Motion To Support OEB Decision

Mar 16, 2024 | Climate Action, Developments, The Issues, Uncategorized | 4 comments

At the March 18 council agenda my motion that the Council support the Ontario Energy Board’s decision to end the gas pipeline subsidy and request that the Ontario Government allow that decision to stand will be considered.  I have tabled this motion as the province’s proposed legislation The Keeping Energy Costs Down Act will maintain the subsidy which encourages new homes to be a source of green house gases (GHG) as they will be built with the obsolete infrastructure of gas fired furnaces for heating. Without the subsidy developers would be incented to install a proven new infrastructure (heat pumps) which does not produce GHG. Reduction of GHG is critical for mitigating climate change; Ontario’s goal for 2030 is to have 30% less emissions than 2005; as 19% of Ontario’s emissions come from buildings we must not be enabling more.  Furthermore there is a financial argument that installation of heat pumps will be a savings for the individual homeowners.

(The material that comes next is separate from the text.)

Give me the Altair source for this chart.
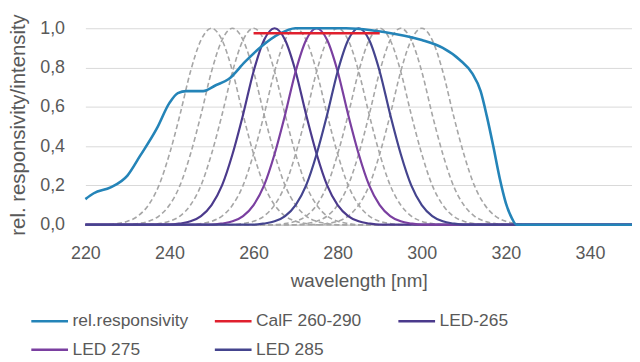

Here is the back story. After a year of hearings and analysis the Ontario Energy Board (OEB) whose role is to regulate Ontario’s electricity and natural gas sectors in the public interest), announced on December 21, 2023 a multifaceted decision about energy rates including a decision to end the connection cost subsidy applying to new residential and commercial buildings effective 2025.  The next day the Minister of Energy announced that a bill would be tabled which would prohibit the termination of the subsidy. Accordingly, the above-mentioned bill was introduced on February 22.

What is this subsidy and why does it affect the price of natural gas for heating homes? Most developers pay nothing for the installation of gas pipelines in new developments so continue to equip their new homes with gas fired furnaces. Enbridge pays the costs of these new pipelines and charges all natural gas users both current and future. Very specifically, Enbridge asked for approval to add$1.3 billion into the rate that users are charged to cover the cost of the new pipelines.  The OEB decision to not include that capital cost into the rate would be a savings of ~$600 per every customer over the five-year term of the OEB decision.

Why did the OEB decide to terminate the subsidy? They judged that Enbridge is not being responsive to the energy transition away from fossil fuels and that expanding pipelines increases the risk of stranded or underutilized pipelines as users switch to the cheaper heat pump alternative. As heat pumps gain momentum the remaining natural gas users will see even higher rates as Enbridge tries to depreciate its capital spending across a smaller and smaller customer base.

Of interest perhaps is that at time of writing several municipal councils have considered motions comparable to mine and have voted to support the motion.

As always you can participate in the Council and make a deputation on this motion  in person or virtually.  For details on how to do please see Council agenda.  Or you can send an email to by Monday noon with your comments, questions.


  1. Nancy Hopkinson

    Good for you, Debbie. I applaud this initiative.

    • Debbie

      Thank you nancy. Deputations or emails expressing support would be great.

  2. Stephen Ongaro

    Sounds interesting! What do heat pumps require to heat a home? Does it take any natural gas or strictly electrical?

    • Debbie

      Hello Stephen, heat pumps “run” on electricity. As the Ontario grid is mainly supplied by water power and nuclear switching to heat pumps and electricity and “cutting off” the gas does reduce green house gas emissions.